The super-insulating process was extensive. Basement walls are precast concrete, insulated with both rigid foam board (1”) and spray foam. The floor slab sits on a 6” bed of crushed stone, to keep it dry, and 2” of XPS foam board. Above grade walls were framed with 2x6, 24” OC. Roofing was framed with 2x12, also 24” OC. In addition, horizontal 2x3 strapping over studs and beneath the finish drywalls in the basement, above grade, and on interior roof rafters provided a generous increase to the cavity space for spray foam insulation, which in turn yielded significant increases in R-value (R-58 roof, R-31 above grade, R-39 basement).
Also part of the basics were the windows; most are triple-glazed casements with two layers of low-E coatings and two 1/2” air spaces filled with argon; these features contribute to a U-value of .21, and an R-5 rating. Frames are solid wood and aluminum clad so that they are virtually maintenance free.
Because the clients wanted the visual aesthetic of stained-shingle cladding, they selected FSC-certified cedar from local sources. To increase the durability of this material, the builders installed a special mesh fabric between the building wrap and shingles, allowing moisture to drain out and away.
For the roof sheathing, the clients chose a shingle manufactured from recycled rubber. The shingles, which even close-up look like slate, met the client’s expectations for sustainability; cost-wise, the roof is comparable in price and durability to a standing seam metal product.
“Our focus is always on the building envelope, first,” says Edgcomb. “Once you have a durable, high performance envelope, you can add the systems.”
To provide about 94% of the home’s electricity, a 10.8 kW system, consisting of 1,000 square feet of pole-mounted PV panels, was installed in the optimum location on the nearly five-acre property. But it is the hot water system, which supplies radiant floor heating, domestic hot water, and heated pool water in the warm weather months, that uses the most ingenious integration of three high-efficiency sources.
500 square feet of solar thermal panels on the roof heat a custom-made1,000-gallon water tank, which is used like a battery to store heat for all the home’s requirements. When the sun isn’t producing enough heat, a pellet boiler with automatic feed backs up the solar panels. In the event that these systems cannot keep up with demand, a super high-efficiency (AFUE 95) propane boiler will kick in.
Wherever possible, the clients wanted local and sustainable materials used throughout the interior and exterior. Stone for building facings and landscape stonework was harvested on or near the property; reclaimed lumber and FSC-certified wood products from Northeast sources were also used for the structure and finish items such as the kitchen island and desk tops. Countertops made from recycled glass at a Brooklyn, N.Y., fabricator were yet another local selection.
“They were incredible clients,” acknowledges Edgcomb, and the Trolles agree. “They were completely committed to doing the right thing.”
The owners have taken the “reduce, reuse, recycle” mantra to the farthest degree possible, with a graywater system—the first domestic system approved by the state—that takes water drained from sinks, showers and the washing machine and uses it to flush toilets.

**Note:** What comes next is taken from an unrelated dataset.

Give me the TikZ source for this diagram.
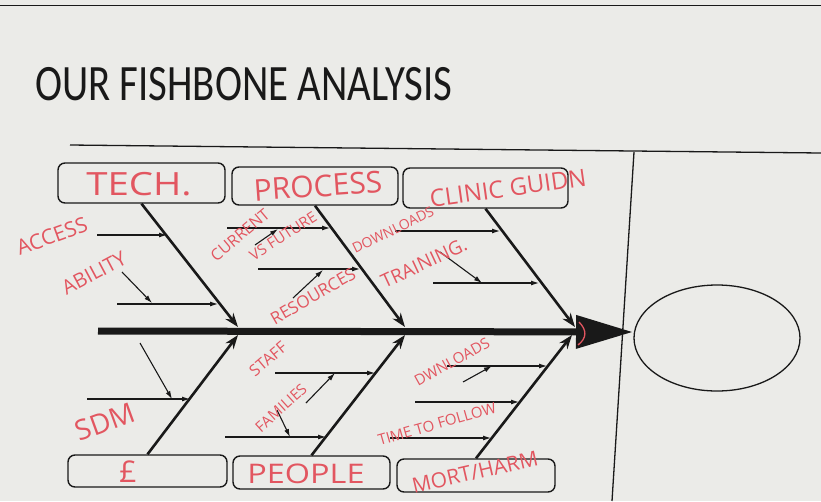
\documentclass[tikz,border=0pt]{standalone}
\usepackage{fontspec}
\setmainfont{Carlito}
\newfontfamily\handfont{Open Sans}
\usetikzlibrary{arrows.meta,shapes.geometric}
\definecolor{hred}{RGB}{226,86,96}
\definecolor{ink}{RGB}{25,25,25}
\definecolor{paper}{RGB}{235,235,232}
\tikzset{
  catbox/.style={draw=ink, line width=1.4pt, rounded corners=7pt, inner sep=0pt},
  bone/.style={draw=ink, line width=2.6pt, -{Stealth[length=14pt,width=10pt]}},
  sub/.style={draw=ink, line width=1.1pt, -{Latex[length=8pt,width=5pt]}},
  hand/.style={text=hred, inner sep=0pt, font=\handfont\fontsize{#1}{#1}\selectfont},
}
\begin{document}
\begin{tikzpicture}[x=1pt,y=-1pt]
\fill[paper] (0,0) rectangle (821,501);
\useasboundingbox (0,0) rectangle (821,501);
\draw[ink, line width=1pt] (0,5) -- (821,5);

% title
\node[anchor=base west, inner sep=0pt, text=ink, font=\fontsize{51}{51}\selectfont] (title) at (35,100) {\scalebox{0.8}[1]{OUR FISHBONE ANALYSIS}};

% frame lines
\coordinate (hl) at (70,145);
\coordinate (hr) at (821,153);
\coordinate (vt) at (634,152);
\coordinate (vb) at (612,501);
\draw[ink, line width=1.3pt] (hl) -- (hr);
\draw[ink, line width=1.3pt] (vt) -- (vb);

% category boxes
\node[catbox, minimum width=167pt, minimum height=40pt] (tech) at (141.5,183) {};
\node[catbox, minimum width=166pt, minimum height=38pt] (process) at (315,186) {};
\node[catbox, minimum width=165pt, minimum height=40pt] (clinic) at (485.5,188) {};
\node[catbox, minimum width=159pt, minimum height=32pt] (money) at (147.5,471) {};
\node[catbox, minimum width=157pt, minimum height=33pt] (people) at (311.5,472.5) {};
\node[catbox, minimum width=158pt, minimum height=33pt] (mort) at (476,475.5) {};

% effect
\node[draw=ink, line width=1.3pt, ellipse, minimum width=166pt, minimum height=106pt] (effect) at (717,338) {};

% spine
\coordinate (tail) at (98,331);
\coordinate (head) at (632,332);
\draw[ink, line width=7pt, -{Triangle[length=56pt,width=34pt,line width=0pt]}] (tail) -- (head);

% joints on spine
\coordinate (j1t) at (238,327);
\coordinate (j2t) at (405,327);
\coordinate (j3t) at (575,327);
\coordinate (j1b) at (238,335);
\coordinate (j2b) at (405,335);
\coordinate (j3b) at (572,335);

\draw[bone] (tech.south) -- (j1t);
\draw[bone] (process.south) -- (j2t);
\draw[bone] (clinic.south) -- (j3t);
\draw[bone] (money.north) -- (j1b);
\draw[bone] (people.north) -- (j2b);
\draw[bone] (mort.north) -- (j3b);

% sub-bones: tech
\coordinate (t1a) at (97,235);  \coordinate (t1b) at (167,235);
\coordinate (t2a) at (117,304); \coordinate (t2b) at (218,304);
\draw[sub] (t1a) -- (t1b);
\draw[sub] (t2a) -- (t2b);
% process
\coordinate (p1a) at (227,228); \coordinate (p1b) at (330,228);
\coordinate (p2a) at (258,269); \coordinate (p2b) at (360,269);
\draw[sub] (p1a) -- (p1b);
\draw[sub] (p2a) -- (p2b);
% clinic
\coordinate (c1a) at (395,231); \coordinate (c1b) at (500,231);
\coordinate (c2a) at (433,283); \coordinate (c2b) at (539,283);
\draw[sub] (c1a) -- (c1b);
\draw[sub] (c2a) -- (c2b);
% money
\coordinate (m1a) at (87,399); \coordinate (m1b) at (190,399);
\draw[sub] (m1a) -- (m1b);
% people
\coordinate (e1a) at (275,373); \coordinate (e1b) at (375,373);
\coordinate (e2a) at (225,437); \coordinate (e2b) at (326,437);
\draw[sub] (e1a) -- (e1b);
\draw[sub] (e2a) -- (e2b);
% mort
\coordinate (r1a) at (447,366); \coordinate (r1b) at (547,366);
\coordinate (r2a) at (415,402); \coordinate (r2b) at (519,402);
\coordinate (r3a) at (390,438); \coordinate (r3b) at (491,438);
\draw[sub] (r1a) -- (r1b);
\draw[sub] (r2a) -- (r2b);
\draw[sub] (r3a) -- (r3b);

% small cause arrows
\coordinate (s1a) at (122,272); \coordinate (s1b) at (152,303);
\coordinate (s2a) at (255,245); \coordinate (s2b) at (278,229);
\coordinate (s3a) at (293,298); \coordinate (s3b) at (323,270);
\coordinate (s4a) at (440,252); \coordinate (s4b) at (482,283);
\coordinate (s5a) at (140,343); \coordinate (s5b) at (172,399);
\coordinate (s6a) at (306,403); \coordinate (s6b) at (335,373);
\coordinate (s7a) at (277,410); \coordinate (s7b) at (290,437);
\coordinate (s8a) at (463,382); \coordinate (s8b) at (492,366);
\foreach \s in {1,...,8} \draw[sub] (s\s a) -- (s\s b);

% handwritten labels
\node[hand=32] (techL) at (139,184) {\scalebox{1.2}[1]{TECH.}};
\node[hand=30, rotate=4] (procL) at (318,186) {PROCESS};
\node[hand=24, rotate=8] (clinL) at (508,188) {CLINIC GUIDN};
\node[hand=21, rotate=20] (accL) at (52,236) {ACCESS};
\node[hand=20, rotate=28] (abiL) at (94,273) {ABILITY};
\node[hand=16, rotate=40] (curL) at (240,235) {CURRENT};
\node[hand=15, rotate=33] (vsL) at (283,236) {VS FUTURE};
\node[hand=17, rotate=30] (resL) at (313,296) {RESOURCES};
\node[hand=14, rotate=26] (dlL) at (393,230) {DOWNLOADS};
\node[hand=19, rotate=25] (trL) at (424,263) {TRAINING.};
\node[hand=16, rotate=40] (staffL) at (268,359) {STAFF};
\node[hand=15, rotate=42] (famL) at (281,408) {FAMILIES};
\node[hand=28, rotate=20] (sdmL) at (105,422) {SDM};
\node[hand=27] (peoL) at (306,474) {\scalebox{1.2}[1]{PEOPLE}};
\node[hand=30] (moneyL) at (128,472) {£};
\node[hand=21, rotate=13] (mortL) at (475,472) {MORT/HARM};
\node[hand=15, rotate=29] (dl2L) at (452,362) {DWNLOADS};
\node[hand=15, rotate=16] (timeL) at (437,424) {TIME TO FOLLOW};
\draw[hred, line width=1.3pt] (579,322) .. controls (587,330) and (587,338) .. (578,345);
\end{tikzpicture}
\end{document}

In addition, the couple had a composting toilet (which looks like every other water closet) installed in the master bath, linked to a composter in the basement that will harvest waste and turn it into fertilizer—a factoid which leads us to the outdoors.
The story of this home’s green logic would not be complete without the efforts made to create a natural, native, and productive landscape. A thoroughly planned and meticulously installed design complements the home’s resource-conserving features. Rainwater runoff from the roof is captured in underground cisterns, which in turn is used for irrigation. To insure that no rainwater runs away, careful grading and installation of a stone-lined bio-swale, planted with water loving plants that absorb the moisture, runs into a rain garden that will grow more luxuriant with each passing season.
For other plantings, the clients chose fruit trees and many edible herbs and berries for the garden. Fields continually transform themselves with a succession of native flowering plants. A fenced vegetable garden will provide produce for the family, with excess harvest donated to local food banks.
Even though the pool was one feature that the couple could not bear to leave off the building program, the previously mentioned heating system and an automatic pool cover to conserve heated water makes even this indulgence more sustainable.
The resulting home and property is a living green laboratory—it has earned LEED platinum and NGBS Emerald status—that the clients enjoy sharing with school and university groups, other building professionals and green advocacy groups, and their neighbors.